The thing which I think is really cool is that we never needed the explicit formula $h(p) = -p \log p - (1-p) \log p$; we only needed that it was Legendre dual to $\log(1+e^x)$. Suppose that we looked at some other sort of local probability distribution on partitions: For example, maybe we would weight the likehood of a partition by $\exp(\mbox{number of outer corners})$ or something like that. We could still build a generating function $Z_n(x)$ for partitions fitting in a $k \times (n-k)$ box with this weighting. We could then try to compute $z(x) = \lim_{n \to \infty} \frac{1}{n} \log Z_n(x)$. If we succeeded, the exact same logic as before would show that $z(x)$ was the shape of a random partition of area $N$ chosen from this distribution. Which brings me to the thing I really want to talk about … next time.

6 thoughts on “The shape of a random partition”

1. Curious now; how does one generate a uniform random partition?

2. Like this :).

Without that: Let $q(k,n)$ be the number of partitions of $n$ whose largest part is at most $k$. We can quickly compute a table of values of $q$ by the recursion $q(k,n) = q(k-1,n) + q(k,n-k)$.

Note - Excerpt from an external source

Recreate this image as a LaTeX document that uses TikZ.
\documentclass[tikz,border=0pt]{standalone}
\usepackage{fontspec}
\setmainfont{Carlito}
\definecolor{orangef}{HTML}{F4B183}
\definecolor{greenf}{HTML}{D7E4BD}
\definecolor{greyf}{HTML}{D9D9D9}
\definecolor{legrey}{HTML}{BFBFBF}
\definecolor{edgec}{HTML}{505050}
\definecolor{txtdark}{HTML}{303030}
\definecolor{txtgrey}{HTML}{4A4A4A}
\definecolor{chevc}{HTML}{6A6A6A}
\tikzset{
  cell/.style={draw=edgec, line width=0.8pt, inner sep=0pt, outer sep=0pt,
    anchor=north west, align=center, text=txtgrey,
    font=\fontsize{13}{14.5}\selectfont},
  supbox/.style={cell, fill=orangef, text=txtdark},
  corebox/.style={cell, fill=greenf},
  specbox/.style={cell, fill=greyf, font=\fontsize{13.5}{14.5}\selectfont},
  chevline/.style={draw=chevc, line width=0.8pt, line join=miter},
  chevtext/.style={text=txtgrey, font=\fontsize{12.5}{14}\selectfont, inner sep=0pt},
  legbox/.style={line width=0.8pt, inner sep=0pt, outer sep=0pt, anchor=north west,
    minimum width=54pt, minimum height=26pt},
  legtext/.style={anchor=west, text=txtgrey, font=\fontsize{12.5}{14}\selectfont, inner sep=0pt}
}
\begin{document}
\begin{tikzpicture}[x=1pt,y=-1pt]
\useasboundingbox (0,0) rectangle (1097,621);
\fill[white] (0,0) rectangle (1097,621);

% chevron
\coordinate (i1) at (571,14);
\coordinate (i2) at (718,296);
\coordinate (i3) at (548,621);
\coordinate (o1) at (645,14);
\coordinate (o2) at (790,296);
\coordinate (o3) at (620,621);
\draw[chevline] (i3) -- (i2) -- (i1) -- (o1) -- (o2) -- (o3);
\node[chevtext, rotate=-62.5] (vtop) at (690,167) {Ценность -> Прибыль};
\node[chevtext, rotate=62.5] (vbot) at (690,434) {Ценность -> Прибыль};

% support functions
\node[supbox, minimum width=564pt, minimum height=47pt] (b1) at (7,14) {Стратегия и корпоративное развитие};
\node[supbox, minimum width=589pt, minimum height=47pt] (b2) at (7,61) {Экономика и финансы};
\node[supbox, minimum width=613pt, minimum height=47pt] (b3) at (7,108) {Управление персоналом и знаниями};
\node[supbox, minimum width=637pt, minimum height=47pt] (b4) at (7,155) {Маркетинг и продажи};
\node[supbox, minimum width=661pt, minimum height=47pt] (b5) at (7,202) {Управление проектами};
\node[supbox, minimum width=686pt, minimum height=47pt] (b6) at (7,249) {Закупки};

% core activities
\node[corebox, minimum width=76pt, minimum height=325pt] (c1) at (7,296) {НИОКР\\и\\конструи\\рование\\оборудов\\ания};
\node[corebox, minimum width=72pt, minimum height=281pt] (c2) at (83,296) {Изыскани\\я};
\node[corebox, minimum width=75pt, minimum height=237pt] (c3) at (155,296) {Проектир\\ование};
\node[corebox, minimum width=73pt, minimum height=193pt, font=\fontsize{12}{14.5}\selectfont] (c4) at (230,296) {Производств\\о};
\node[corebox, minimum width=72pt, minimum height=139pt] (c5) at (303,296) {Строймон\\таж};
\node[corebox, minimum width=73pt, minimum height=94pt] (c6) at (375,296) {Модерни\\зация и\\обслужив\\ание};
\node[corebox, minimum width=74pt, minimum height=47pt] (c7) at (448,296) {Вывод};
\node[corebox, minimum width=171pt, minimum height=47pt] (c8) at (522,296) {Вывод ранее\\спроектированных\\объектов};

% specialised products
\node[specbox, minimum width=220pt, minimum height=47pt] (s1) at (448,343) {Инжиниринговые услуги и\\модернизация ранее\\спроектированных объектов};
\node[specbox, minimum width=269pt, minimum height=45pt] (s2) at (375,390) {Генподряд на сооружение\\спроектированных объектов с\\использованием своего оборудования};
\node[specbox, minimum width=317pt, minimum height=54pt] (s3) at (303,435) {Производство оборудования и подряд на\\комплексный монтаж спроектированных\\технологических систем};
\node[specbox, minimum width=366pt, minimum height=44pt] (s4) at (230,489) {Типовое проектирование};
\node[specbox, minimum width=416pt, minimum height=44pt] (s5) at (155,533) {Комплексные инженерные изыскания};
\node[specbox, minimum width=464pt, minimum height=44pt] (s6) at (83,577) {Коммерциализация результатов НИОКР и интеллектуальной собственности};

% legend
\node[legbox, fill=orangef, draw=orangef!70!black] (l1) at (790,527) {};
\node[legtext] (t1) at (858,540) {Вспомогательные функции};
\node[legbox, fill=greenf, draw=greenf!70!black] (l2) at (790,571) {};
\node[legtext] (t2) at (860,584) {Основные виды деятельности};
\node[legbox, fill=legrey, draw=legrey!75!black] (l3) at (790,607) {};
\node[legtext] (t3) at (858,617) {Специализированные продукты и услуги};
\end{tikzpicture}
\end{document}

We then write a recursive function $r(k,n)$ which builds a random partition of $n$ with largest part at most $k$: If $k=1$, return $(1,1,\ldots,1)$. Otherwise, choose an integer $j$ between $1$ and $k$ with probability $(q(j,n)-q(j-1,n))/q(k,n)$ and return $(j, \lambda)$, where $\lambda$ is the output of $r(j,n-j)$.

I had this implemented and it ran pretty much instantly up to $n=250$ or so, when I discovered that Mathematica already had a function to do this.

3. Can you say anything analogous for choosing a random partition according to Plancherel measure?